Exercise - Copy all of the material word for word, except for the pictures.

Given material -

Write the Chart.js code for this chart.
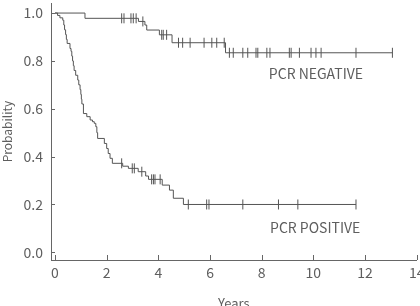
<!DOCTYPE html>
<html>
<head>
<meta charset="utf-8">
<script src="https://cdn.jsdelivr.net/npm/chart.js@4/dist/chart.umd.min.js"></script>
<style>
body { margin: 0; background: #fff; }
#wrap { width: 420px; height: 306px; }
</style>
</head>
<body>
<div id="wrap"><canvas id="km"></canvas></div>
<script>
// Kaplan-Meier curves.
// each time is where the curve steps down to the survival value at the same index
const negTimes = [0, 1.16, 3.23, 3.48, 3.55, 4.04, 4.53, 6.60, 13.06];
const negSurv  = [1.0, 0.978, 0.965, 0.950, 0.929, 0.909, 0.876, 0.834, 0.834];
const negCensored = [2.58, 2.67, 2.94, 3.03, 3.14, 3.40, 4.13, 4.19, 4.32, 4.78, 4.94, 5.23, 5.77,
    6.07, 6.26, 6.55, 6.75, 6.90, 7.27, 7.46, 7.78, 7.85, 8.20, 8.32, 9.07, 9.14, 9.46, 9.91,
    10.10, 10.30, 11.65, 13.06];

const posTimes = [0, 0.10, 0.19, 0.30, 0.34, 0.37, 0.41, 0.44, 0.47, 0.58, 0.62, 0.65, 0.68, 0.71,
    0.74, 0.80, 0.88, 0.92, 0.97, 1.00, 1.02, 1.04, 1.10, 1.23, 1.36, 1.45, 1.52, 1.58, 1.62, 1.65,
    1.91, 2.00, 2.06, 2.13, 2.22, 2.62, 2.84, 3.22, 3.51, 3.62, 4.15, 4.43, 4.58, 4.97, 11.65];
const posSurv = [1.0, 0.99, 0.98, 0.97, 0.95, 0.93, 0.91, 0.89, 0.873, 0.852, 0.84, 0.82, 0.80, 0.78,
    0.76, 0.74, 0.72, 0.70, 0.68, 0.66, 0.64, 0.62, 0.58, 0.567, 0.553, 0.546, 0.539, 0.525, 0.50, 0.476,
    0.455, 0.434, 0.413, 0.393, 0.372, 0.36, 0.351, 0.337, 0.319, 0.305, 0.281, 0.26, 0.226, 0.20, 0.20];
const posCensored = [2.58, 2.99, 3.07, 3.36, 3.74, 3.81, 3.87, 4.07, 5.16, 5.87, 5.96, 7.27, 8.65, 9.40, 11.65];

const xTicks = [0, 2, 4, 6, 8, 10, 12, 14];
const xTickLabels = ['0', '2', '4', '6', '8', '10', '12', '14'];
const yTicks = [0, 0.2, 0.4, 0.6, 0.8, 1.0];
const yTickLabels = ['0.0', '0.2', '0.4', '0.6', '0.8', '1.0'];

const groupNames = ['PCR NEGATIVE', 'PCR POSITIVE'];

const FONT = '"Noto Sans CJK JP", "Noto Sans", sans-serif';
const INK = '#555';
const TXT = '#5e5e5e';

// survival level of a curve at time t (for placing the censor marks on it)
function levelAt(times, surv, t) {
    let s = surv[0];
    for (let i = 0; i < times.length; i++) {
        if (times[i] <= t) s = surv[i];
    }
    return s;
}

function curve(times, surv) {
    return times.map((t, i) => ({x: t, y: surv[i]}));
}

function marks(times, surv, cens) {
    return cens.map(t => ({x: t, y: levelAt(times, surv, t)}));
}

// 'before' in chart.js = go across first, then drop (KM style)
const lineStyle = {
    borderColor: INK,
    borderWidth: 1,
    pointRadius: 0,
    stepped: 'before',
    fill: false
};
const markStyle = {
    showLine: false,
    pointStyle: 'line',
    rotation: 90,
    pointRadius: 5,
    pointBorderWidth: 1,
    pointBorderColor: INK,
    borderColor: INK
};

// inward tick marks, x tick labels (last one hangs off the edge) + the two group labels
const extras = {
    id: 'extras',
    afterDraw(chart) {
        const ctx = chart.ctx;
        const xs = chart.scales.x, ys = chart.scales.y;
        ctx.save();
        ctx.strokeStyle = '#666';
        ctx.lineWidth = 1;
        ctx.beginPath();
        xs.ticks.forEach(tk => {
            const px = Math.round(xs.getPixelForValue(tk.value)) + 0.5;
            ctx.moveTo(px, ys.bottom);
            ctx.lineTo(px, ys.bottom - 5);
        });
        ys.ticks.forEach(tk => {
            const py = Math.round(ys.getPixelForValue(tk.value)) + 0.5;
            ctx.moveTo(xs.left, py);
            ctx.lineTo(xs.left + 4, py);
        });
        ctx.stroke();

        ctx.fillStyle = TXT;
        ctx.font = '14px ' + FONT;
        ctx.textAlign = 'center';
        ctx.textBaseline = 'middle';
        xs.ticks.forEach((tk, i) => {
            ctx.fillText(xTickLabels[i], xs.getPixelForValue(tk.value), ys.bottom + 13);
        });
        ctx.fillText(groupNames[0], xs.getPixelForValue(10.1), ys.getPixelForValue(0.748));
        ctx.fillText(groupNames[1], xs.getPixelForValue(10.07), ys.getPixelForValue(0.104));
        ctx.restore();
    }
};

new Chart(document.getElementById('km'), {
    type: 'line',
    data: {
        datasets: [
            Object.assign({data: curve(negTimes, negSurv)}, lineStyle),
            Object.assign({data: curve(posTimes, posSurv)}, lineStyle),
            Object.assign({data: marks(negTimes, negSurv, negCensored)}, markStyle),
            Object.assign({data: marks(posTimes, posSurv, posCensored)}, markStyle)
        ]
    },
    options: {
        responsive: true,
        maintainAspectRatio: false,
        animation: false,
        layout: { autoPadding: false, padding: { left: 0, right: 3.3, top: 3, bottom: 0 } },
        plugins: {
            legend: { display: false },
            tooltip: { enabled: false }
        },
        scales: {
            x: {
                type: 'linear',
                min: -0.155,
                max: 14,
                afterBuildTicks: s => { s.ticks = xTicks.map(v => ({value: v})); },
                afterFit: s => { s.height = 46; s.paddingLeft = 0; s.paddingRight = 0; },
                grid: { display: false, drawTicks: false },
                border: { display: true, color: '#666', width: 1 },
                ticks: { display: false },
                title: {
                    display: true, text: 'Years', color: TXT,
                    font: { family: FONT, size: 13, lineHeight: 1 },
                    padding: { top: 0, bottom: -4 }
                }
            },
            y: {
                min: -0.032,
                max: 1.042,
                afterBuildTicks: s => { s.ticks = yTicks.map(v => ({value: v})); },
                afterFit: s => { s.width = 51; s.paddingTop = 0; s.paddingBottom = 0; },
                grid: { display: false, drawTicks: false },
                border: { display: true, color: '#666', width: 1 },
                ticks: {
                    color: TXT, padding: 8, font: { family: FONT, size: 14 },
                    callback: (v, i) => yTickLabels[i]
                },
                title: {
                    display: true, text: 'Probability', color: TXT,
                    font: { family: FONT, size: 12 },
                    padding: 0
                }
            }
        }
    },
    plugins: [extras]
});
</script>
</body>
</html>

Written answer -
Write the Chart.js code for this chart.
<!DOCTYPE html>
<html>
<head>
<meta charset="utf-8">
<script src="https://cdn.jsdelivr.net/npm/chart.js@4/dist/chart.umd.min.js"></script>
<style>
body { margin: 0; background: #fff; }
#wrap { width: 420px; height: 306px; }
</style>
</head>
<body>
<div id="wrap"><canvas id="km"></canvas></div>
<script>
// Kaplan-Meier curves.
// each time is where the curve steps down to the survival value at the same index
const negTimes = [0, 1.16, 3.23, 3.48, 3.55, 4.04, 4.53, 6.60, 13.06];
const negSurv  = [1.0, 0.978, 0.965, 0.950, 0.929, 0.909, 0.876, 0.834, 0.834];
const negCensored = [2.58, 2.67, 2.94, 3.03, 3.14, 3.40, 4.13, 4.19, 4.32, 4.78, 4.94, 5.23, 5.77,
    6.07, 6.26, 6.55, 6.75, 6.90, 7.27, 7.46, 7.78, 7.85, 8.20, 8.32, 9.07, 9.14, 9.46, 9.91,
    10.10, 10.30, 11.65, 13.06];

const posTimes = [0, 0.10, 0.19, 0.30, 0.34, 0.37, 0.41, 0.44, 0.47, 0.58, 0.62, 0.65, 0.68, 0.71,
    0.74, 0.80, 0.88, 0.92, 0.97, 1.00, 1.02, 1.04, 1.10, 1.23, 1.36, 1.45, 1.52, 1.58, 1.62, 1.65,
    1.91, 2.00, 2.06, 2.13, 2.22, 2.62, 2.84, 3.22, 3.51, 3.62, 4.15, 4.43, 4.58, 4.97, 11.65];
const posSurv = [1.0, 0.99, 0.98, 0.97, 0.95, 0.93, 0.91, 0.89, 0.873, 0.852, 0.84, 0.82, 0.80, 0.78,
    0.76, 0.74, 0.72, 0.70, 0.68, 0.66, 0.64, 0.62, 0.58, 0.567, 0.553, 0.546, 0.539, 0.525, 0.50, 0.476,
    0.455, 0.434, 0.413, 0.393, 0.372, 0.36, 0.351, 0.337, 0.319, 0.305, 0.281, 0.26, 0.226, 0.20, 0.20];
const posCensored = [2.58, 2.99, 3.07, 3.36, 3.74, 3.81, 3.87, 4.07, 5.16, 5.87, 5.96, 7.27, 8.65, 9.40, 11.65];

const xTicks = [0, 2, 4, 6, 8, 10, 12, 14];
const xTickLabels = ['0', '2', '4', '6', '8', '10', '12', '14'];
const yTicks = [0, 0.2, 0.4, 0.6, 0.8, 1.0];
const yTickLabels = ['0.0', '0.2', '0.4', '0.6', '0.8', '1.0'];

const groupNames = ['PCR NEGATIVE', 'PCR POSITIVE'];

const FONT = '"Noto Sans CJK JP", "Noto Sans", sans-serif';
const INK = '#555';
const TXT = '#5e5e5e';

// survival level of a curve at time t (for placing the censor marks on it)
function levelAt(times, surv, t) {
    let s = surv[0];
    for (let i = 0; i < times.length; i++) {
        if (times[i] <= t) s = surv[i];
    }
    return s;
}

function curve(times, surv) {
    return times.map((t, i) => ({x: t, y: surv[i]}));
}

function marks(times, surv, cens) {
    return cens.map(t => ({x: t, y: levelAt(times, surv, t)}));
}

// 'before' in chart.js = go across first, then drop (KM style)
const lineStyle = {
    borderColor: INK,
    borderWidth: 1,
    pointRadius: 0,
    stepped: 'before',
    fill: false
};
const markStyle = {
    showLine: false,
    pointStyle: 'line',
    rotation: 90,
    pointRadius: 5,
    pointBorderWidth: 1,
    pointBorderColor: INK,
    borderColor: INK
};

// inward tick marks, x tick labels (last one hangs off the edge) + the two group labels
const extras = {
    id: 'extras',
    afterDraw(chart) {
        const ctx = chart.ctx;
        const xs = chart.scales.x, ys = chart.scales.y;
        ctx.save();
        ctx.strokeStyle = '#666';
        ctx.lineWidth = 1;
        ctx.beginPath();
        xs.ticks.forEach(tk => {
            const px = Math.round(xs.getPixelForValue(tk.value)) + 0.5;
            ctx.moveTo(px, ys.bottom);
            ctx.lineTo(px, ys.bottom - 5);
        });
        ys.ticks.forEach(tk => {
            const py = Math.round(ys.getPixelForValue(tk.value)) + 0.5;
            ctx.moveTo(xs.left, py);
            ctx.lineTo(xs.left + 4, py);
        });
        ctx.stroke();

        ctx.fillStyle = TXT;
        ctx.font = '14px ' + FONT;
        ctx.textAlign = 'center';
        ctx.textBaseline = 'middle';
        xs.ticks.forEach((tk, i) => {
            ctx.fillText(xTickLabels[i], xs.getPixelForValue(tk.value), ys.bottom + 13);
        });
        ctx.fillText(groupNames[0], xs.getPixelForValue(10.1), ys.getPixelForValue(0.748));
        ctx.fillText(groupNames[1], xs.getPixelForValue(10.07), ys.getPixelForValue(0.104));
        ctx.restore();
    }
};

new Chart(document.getElementById('km'), {
    type: 'line',
    data: {
        datasets: [
            Object.assign({data: curve(negTimes, negSurv)}, lineStyle),
            Object.assign({data: curve(posTimes, posSurv)}, lineStyle),
            Object.assign({data: marks(negTimes, negSurv, negCensored)}, markStyle),
            Object.assign({data: marks(posTimes, posSurv, posCensored)}, markStyle)
        ]
    },
    options: {
        responsive: true,
        maintainAspectRatio: false,
        animation: false,
        layout: { autoPadding: false, padding: { left: 0, right: 3.3, top: 3, bottom: 0 } },
        plugins: {
            legend: { display: false },
            tooltip: { enabled: false }
        },
        scales: {
            x: {
                type: 'linear',
                min: -0.155,
                max: 14,
                afterBuildTicks: s => { s.ticks = xTicks.map(v => ({value: v})); },
                afterFit: s => { s.height = 46; s.paddingLeft = 0; s.paddingRight = 0; },
                grid: { display: false, drawTicks: false },
                border: { display: true, color: '#666', width: 1 },
                ticks: { display: false },
                title: {
                    display: true, text: 'Years', color: TXT,
                    font: { family: FONT, size: 13, lineHeight: 1 },
                    padding: { top: 0, bottom: -4 }
                }
            },
            y: {
                min: -0.032,
                max: 1.042,
                afterBuildTicks: s => { s.ticks = yTicks.map(v => ({value: v})); },
                afterFit: s => { s.width = 51; s.paddingTop = 0; s.paddingBottom = 0; },
                grid: { display: false, drawTicks: false },
                border: { display: true, color: '#666', width: 1 },
                ticks: {
                    color: TXT, padding: 8, font: { family: FONT, size: 14 },
                    callback: (v, i) => yTickLabels[i]
                },
                title: {
                    display: true, text: 'Probability', color: TXT,
                    font: { family: FONT, size: 12 },
                    padding: 0
                }
            }
        }
    },
    plugins: [extras]
});
</script>
</body>
</html>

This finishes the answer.